Conferencing in Ethiopia: no politically correct bla-bla

Jon Abbink is Professor of Politics and Governance in Africa at Leiden University. He carries out research on the history and cultures of the Horn of Africa (Northeast Africa), particularly Ethiopia.

 

Ethiopia is one of the few countries in Africa that can pride itself in having an international studies conference devoted to it on a regular basis: since 1959, scholars on Ethiopia from disciplines as varied as philology, linguistics, social sciences, history, agrarian studies, and the arts (and now many more) have been meeting every three years, either in Ethiopia or abroad.

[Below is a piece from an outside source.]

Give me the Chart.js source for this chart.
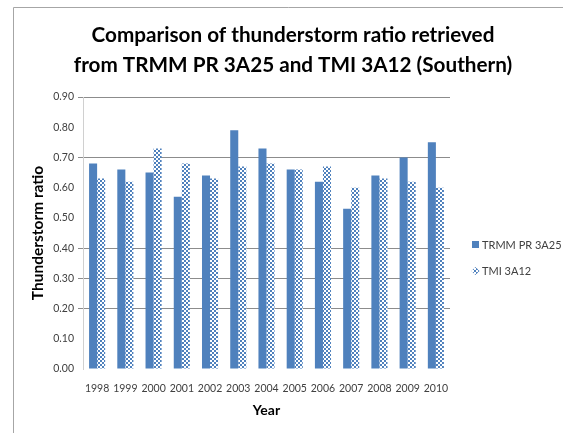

It is an African area studies conference that has gone through ups and downs in turbulent (political) times, e.g. in the 1980s, but survived. Every conference was followed faithfully by the publication of its proceedings: 18 volumes so far have appeared (although US and European authors of course worry about the low citation figures of proceedings papers). But the International Conference of Ethiopian Studies (ICES) has become an ‘institution’ and no doubt this has contributed to Ethiopia now being one of the most studied and well-known African countries. The ICES has proved its worth as rallying point of researchers from across the globe and has greatly stimulated new ideas and mutual initiatives due to its vital networking function. Also at this conference, a fixed item on the agenda, enhancing the esprit de corps of this community of scholars, was the respectful honouring of the Ethiopianists who passed away in the preceding three years since the last conference.

Somewhat a jamboree
This year the 20th ICES was held from 1 to 6 October in the booming city of Mekelle, in Tigray Regional State in northern Ethiopia. There were 587 registered participants, and despite the fact that 20-30% appeared to be absent, it was probably the largest number participants ever, giving the occasion somewhat the character of a jamboree. Two ASCL researchers participated: Azeb Amha and this author. We presented our papers in panels on linguistics and on political and governance studies.  

No ‘where is the Ethiopian in Ethiopian studies’
Scientifically the 20th ICES was fairly successful in that many good and cohesive panels were held with often striking new empirical research and a younger generation presenting original work, both Ethiopians and foreigners. Here no overblown questions and politically correct bla-bla about ‘where is the Ethiopian in Ethiopian studies’: the event showed that the question would be misleading. Many, if not the majority of scholars were from Ethiopia and its diaspora, and the spirit of cooperation and exchange between Ethiopians and foreigners was dynamic and on an equal footing, and despite a sound competitive spirit, they engaged in mutually cross-fertilizing research discussions. Perhaps the field of Ethiopian studies - along disciplinary lines like history, anthropology, linguistics, philology and manuscript studies, development studies, geography, etc. - has always been strongly marked by joint projects and collaboration, appreciated from both sides. It was quite visible in this conference where in virtually all panels the presenters were ‘mixed’ and engaging in shared discourse about research findings.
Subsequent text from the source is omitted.